While you were sleeping: East Asian slowdown takes toll on Wall St, Europe
Stocks retreat after the World Bank cuts its growth forecast for East Asia, sparking fears the global slowdown is snowballing, and as US quarterly earnings season looms.
Stocks retreat after the World Bank cuts its growth forecast for East Asia, sparking fears the global slowdown is snowballing, and as US quarterly earnings season looms.
BUSINESSDESK: Stocks on Wall Street and in Europe retreated after the World Bank cut its growth forecast for East Asia, sparking fears the global slowdown is snowballing, and as US quarterly earnings season looms.
The World Bank trimmed this year's forecast for growth in the emerging East Asian economies amid dwindling demand for the region's exports as global powerhouses in the US and Europe tidy up their own affairs.

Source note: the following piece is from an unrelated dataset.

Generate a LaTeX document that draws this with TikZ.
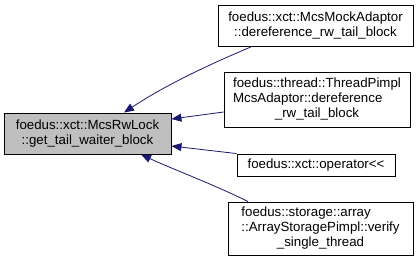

It sees growth in the region of 7.2% this year from 8.3% in 2011, the slowest pace since 2001.
That helped push stocks lower on both sides of the Atlantic, with the Standard & Poor's 500 index down 0.4% to 1455.72 in afternoon trading in New York, the Dow Jones Industrial Average down 0.3% to 13576.7 and the Nasdaq Composite Index down 0.8% to 3109.84.
Germany's Dax 30 index fell 1.4% to 7291.21, France's Cac 40 index declined 1.5% to 3406.53 and Britain's FTSE 100 index decreased 0.5% to 5841.74.
"There is just a lot of uncertainty out there, so any little thing right now tends to be a bit of a drag. Some of it is China, some of it may be concerns about Europe again," Peter Jankovskis, co-chief investment officer at OakBrook Investments in Lisle, Illinois, told Reuters.
The deteriorating outlook for East Asia comes a day before US third-quarter earnings season, which kicks off tomorrow when aluminium producer Alcoa reports. Analysts expect Alcoa will report a break-even result and the stock was unchanged at US$9.09.
Investors have been cautious about the US earnings season as European leaders muddle their way through their region's debt crisis and Chinese growth slows from the heady heights of recent years. Shares of Hewlett-Packard slumped last week after the company predicted profit for fiscal 2013 will fall short of expectations.
"Some people are predicting that we may see an overall decline in earnings, so there may be some defensive posturing and profit-taking," Mr Jankovskis says.
Across the Atlantic, eurozone finance ministers announced a full-time 500 billion euro fund to help bailout debt-ravaged nations is operational, while saying Spain doesn't need a rescue package. The yield on Spain's 10-year government bond has fallen to 5.71% from as high as 7.62% on July 24. The euro fell 0.5% to US$1.267.
"Spain is also suffering under the problem of contagion, like other countries, from speculation that's the result of the uncertainty surrounding the euro area as a whole," German Finance Minister Wolfgang Schaeuble told reporters as he arrived at a meeting in Luxembourg. "But Spain doesn't need an assistance programme."
The finance ministers met in Luxembourg to discuss Spain's finances and closer co-operation on banking, ahead of German Chancellor Angela Merkel's visit to Greece tomorrow.